Hours later Chancellor finally made a public statement, using NFL.com reporter Dan Hellie as a mouthpiece to explain that he and the Seahawks are actually just $900,000 apart in negotiations and that his absence was due, at least in part, to "petty" negotiating by Seattle.
It may sound like the two sides are as dug in as ever and that the relationship is beyond repair. Don't believe everything you see or hear, however.
SeahawkFootball.com has intentionally avoided much of the hype regarding the Chancellor holdout because, frankly, little has changed over the course of his 40-day holdout. Long ago, we told you that John Schneider and the Seahawks weren't going to budge and to expect Chancellor to remain away from the team until Week Two of the regular season.
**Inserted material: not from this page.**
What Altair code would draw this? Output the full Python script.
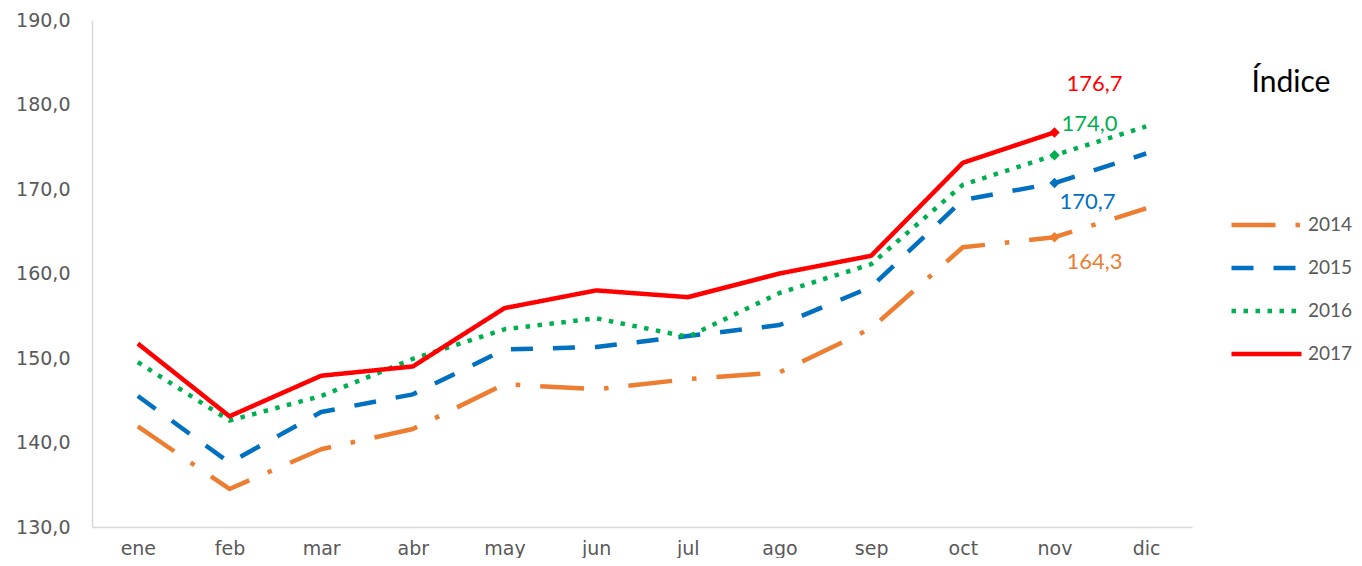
import altair as alt
import pandas as pd

months = ["ene", "feb", "mar", "abr", "may", "jun", "jul", "ago", "sep", "oct", "nov", "dic"]
years = ["2014", "2015", "2016", "2017"]
v2014 = [141.9, 134.5, 139.2, 141.6, 146.9, 146.3, 147.5, 148.3, 153.5, 163.1, 164.3, 167.7]
v2015 = [145.5, 137.6, 143.6, 145.7, 151.0, 151.3, 152.6, 153.9, 158.4, 168.7, 170.7, 174.2]
v2016 = [149.5, 142.6, 145.5, 149.9, 153.4, 154.7, 152.5, 157.7, 161.1, 170.5, 174.0, 177.4]
v2017 = [151.7, 143.1, 147.9, 149.0, 155.9, 158.0, 157.2, 160.0, 162.1, 173.1, 176.7, None]
colors = ["#ED7D31", "#0070C0", "#00B050", "#FF0000"]
dashes = [[44, 20, 4.5, 20], [22, 20], [4.5, 7.5], [1, 0]]
y_ticks = [130, 140, 150, 160, 170, 180, 190]

series = {"2014": v2014, "2015": v2015, "2016": v2016, "2017": v2017}
rows = []
for yr, vals in series.items():
    for m, v in zip(months, vals):
        if v is not None:
            rows.append({"year": yr, "month": m, "value": v, "hex": colors[years.index(yr)]})
df = pd.DataFrame(rows)

AXIS_FONT = "DejaVu Sans"
AXIS_COLOR = "#595959"

x_enc = alt.X("month:N", sort=months, scale=alt.Scale(type="point", padding=0.5),
              axis=alt.Axis(title=None, labelAngle=0, ticks=False, tickSize=0, grid=False,
                            labelPadding=12, labelFont=AXIS_FONT, labelFontSize=19,
                            labelColor=AXIS_COLOR, domainColor="#D9D9D9", domainWidth=1.5))
y_enc = alt.Y("value:Q", scale=alt.Scale(domain=[130, 190], nice=False, zero=False),
              axis=alt.Axis(title=None, values=y_ticks, ticks=False, tickSize=0, grid=False,
                            labelPadding=22, labelFont=AXIS_FONT, labelFontSize=19,
                            labelColor=AXIS_COLOR, domainColor="#D9D9D9", domainWidth=1.5,
                            labelExpr="replace(format(datum.value, '.1f'), '.', ',')"))

legend = alt.Legend(title="Índice", orient="none", legendX=1137, legendY=48,
                    symbolType="stroke", symbolSize=4900, symbolStrokeWidth=4.5,
                    labelFont="Lato", labelFontSize=19, labelColor=AXIS_COLOR, labelOffset=4,
                    titleFont="Lato", titleFontSize=30, titleColor="#000000",
                    titleFontWeight="normal", titleAnchor="middle", titlePadding=116,
                    clipHeight=22, rowPadding=21)

lines = alt.Chart(df).mark_line(strokeWidth=4.5, strokeJoin="round").encode(
    x=x_enc,
    y=y_enc,
    color=alt.Color("year:N", scale=alt.Scale(domain=years, range=colors), legend=legend),
    strokeDash=alt.StrokeDash("year:N", scale=alt.Scale(domain=years, range=dashes), legend=legend),
)

nov = df[df["month"] == "nov"]
points = alt.Chart(nov).mark_point(shape="diamond", filled=True, size=110, opacity=1).encode(
    x=alt.X("month:N", sort=months), y="value:Q",
    color=alt.Color("hex:N", scale=None),
)

offsets = {"2014": (40, 25), "2015": (33, 19), "2016": (35, -31), "2017": (40, -48)}
texts = []
for yr in years:
    dx, dy = offsets[yr]
    t = alt.Chart(nov[nov["year"] == yr]).transform_calculate(
        label="replace(format(datum.value, '.1f'), '.', ',')"
    ).mark_text(font="Lato", fontSize=22, dx=dx, dy=dy, color=colors[years.index(yr)]).encode(
        x=alt.X("month:N", sort=months), y="value:Q", text="label:N"
    )
    texts.append(t)

chart = alt.layer(lines, points, *texts).properties(
    width=1100, height=507,
    autosize=alt.AutoSizeParams(type="none"),
    padding={"top": 12, "left": 84, "right": 162, "bottom": 31},
).configure(background="white").configure_view(stroke=None)

chart.save("out.html", embed_options={"renderer": "svg", "actions": False})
There are several factors that point towards a possible resolution to Chancellor's holdout in the next week. Among them, are these three:
1. The money is about to get real
This is the factor that everyone is talking about because it is the simplest and most important. Chancellor was fined $30,000 for each day of training camp that he missed. That number jumps to $267,000 this week, or 1/17th of his contract. Carroll has already declared that even if Chancellor shows up at the VMAC this week he will not play vs. the Rams. However, the Seahawks retain the right to pay Chancellor his Game One weekly pay if he were to report prior to kickoff. Needless to say, a quarter of a million dollars for simply walking through the door is a significant bargaining chip.
2. Dion Bailey could steal Chancellor's "leverage"
There is no denying Chancellor's talent, leadership or fit in Seattle's scheme. However, if you think back to Carroll's days at Southern Cal, his teams often featured a physical linebacker-like presence at safety. Whether it was Darnell Bing, Taylor Mays, or T.J. McDonald, Carroll has a knack for discovering intimidating downhill strong safeties to fit his scheme. Chancellor is a freakish athlete but he is not irreplaceable. Former All-Pac-12 safety Dion Bailey may lack Chancellor's size but he's a heavy hitter in his own right, is fluid in coverage and boasts terrific instincts. If Bailey has the splashy NFL debut against the Rams on Sunday I think he will, Chancellor may be forced to recognize that Carroll's scheme and the rest of the talent on Seattle's defense has played a significant role in his emerging as an All-Pro.
3. Defensively-speaking, Green Bay in Week Two are a much more formidable challenge
It is the nature of negotiations (especially in the NFL, it seems) for things to not get rolling until deadlines approach. Certainly Seattle and Chancellor each looked at the regular season as a deadline of sorts to come to an agreement but the real test comes next week with the Green Bay Packers. This isn't to simply brush off the St. Louis Rams, who, of course, beat the Seahawks a year ago and are a formidable opponent. That said, as noted in the latest "Speaking with the Enemy," the Rams offense enters the season with big questions of their own. Even with the season-ending ACL tear by star wide receiver Jordy Nelson, the Packers on the other hand are one of the NFL's true offensive juggernauts. The Seahawks and Chancellor alike surely both recognize the challenge on the horizon as well as the potential playoff seeding implications of this Week Two matchup. As such, the urgency (and likelihood) of coming to an agreement amps up.